Overview
Platemate is a multi-functional restaurant discovery platform for mobile and desktop. Finding somewhere to eat is surprisingly hard. Between outdated review sites, platforms that don't cater to dietary needs, and the sheer volume of options, young adults were spending more time deciding than actually dining.
This was a university team project. My role covered research, interaction design, and UI across the full process from initial brief to final prototype.
The problem
Three core challenges came out of early research: finding a restaurant takes too long, existing platforms have inaccurate or outdated information, and none of them adequately account for dietary preferences and allergies. It affects a significant number of users but gets treated as an afterthought.
We spoke to 8 participants in semi-structured interviews, ran 3 focus groups, collected 26 questionnaire responses, and conducted 8 contextual observations to understand how people actually make dining decisions.
Design process
We used Crazy 8s, reverse thinking, and a decision matrix to narrow three initial concepts down to one. From there we moved through low-fidelity sketches, wireframes, and mid-fidelity Figma mockups, testing at each stage with both users and experts using think-aloud protocols and cognitive walkthroughs.

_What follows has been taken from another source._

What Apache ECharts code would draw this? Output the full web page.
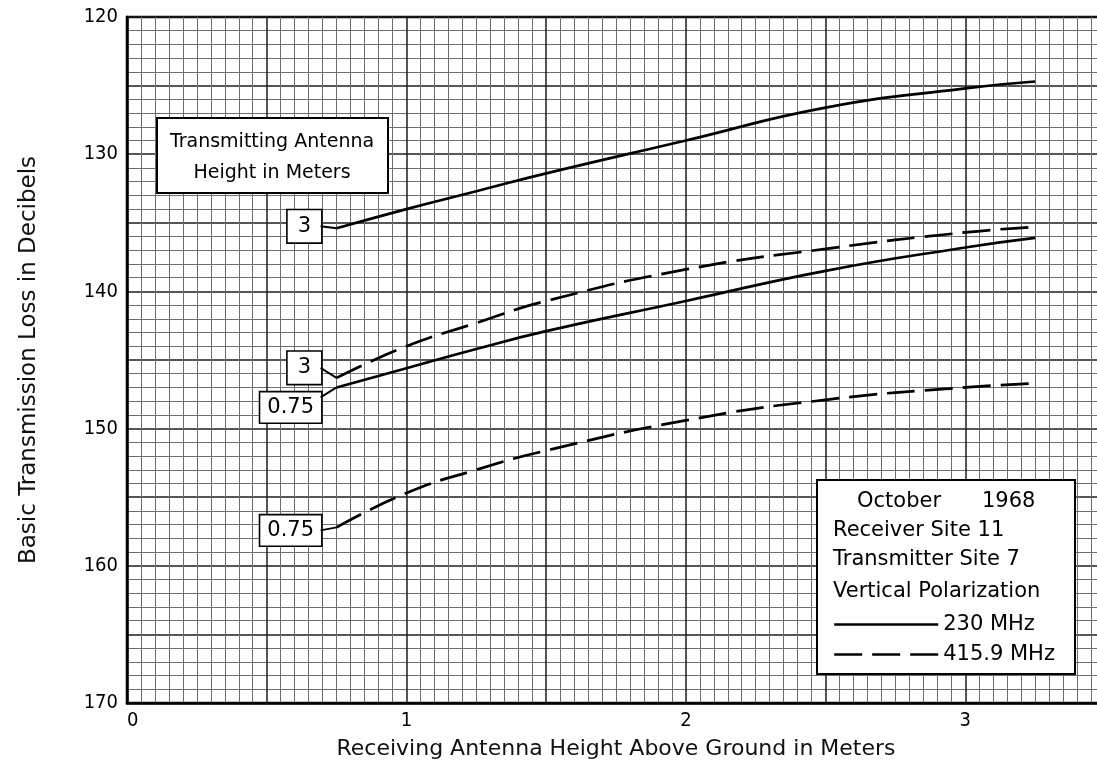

Each round of testing surfaced something worth fixing: visual hierarchy issues, confusing icon choices, a profile page that wasn't doing enough. We iterated on each one before moving forward.
Solution
The final platform has four main sections: Home, Search, Explore, and Profile. The Search page has extensive filtering covering cuisine, price, distance, dietary requirements, and allergy flags built directly into the profile so they apply automatically.
The Explore Friends page lets users see where people they follow have been, adding a social layer that makes recommendations feel more personal than an algorithm.
Results
The final prototype scored 86 on the System Usability Scale, sitting in the "excellent" range. User feedback highlighted the filtering depth and the social features as the most useful parts. The allergy and dietary filtering in particular landed well with participants who said existing platforms had never properly accounted for their needs.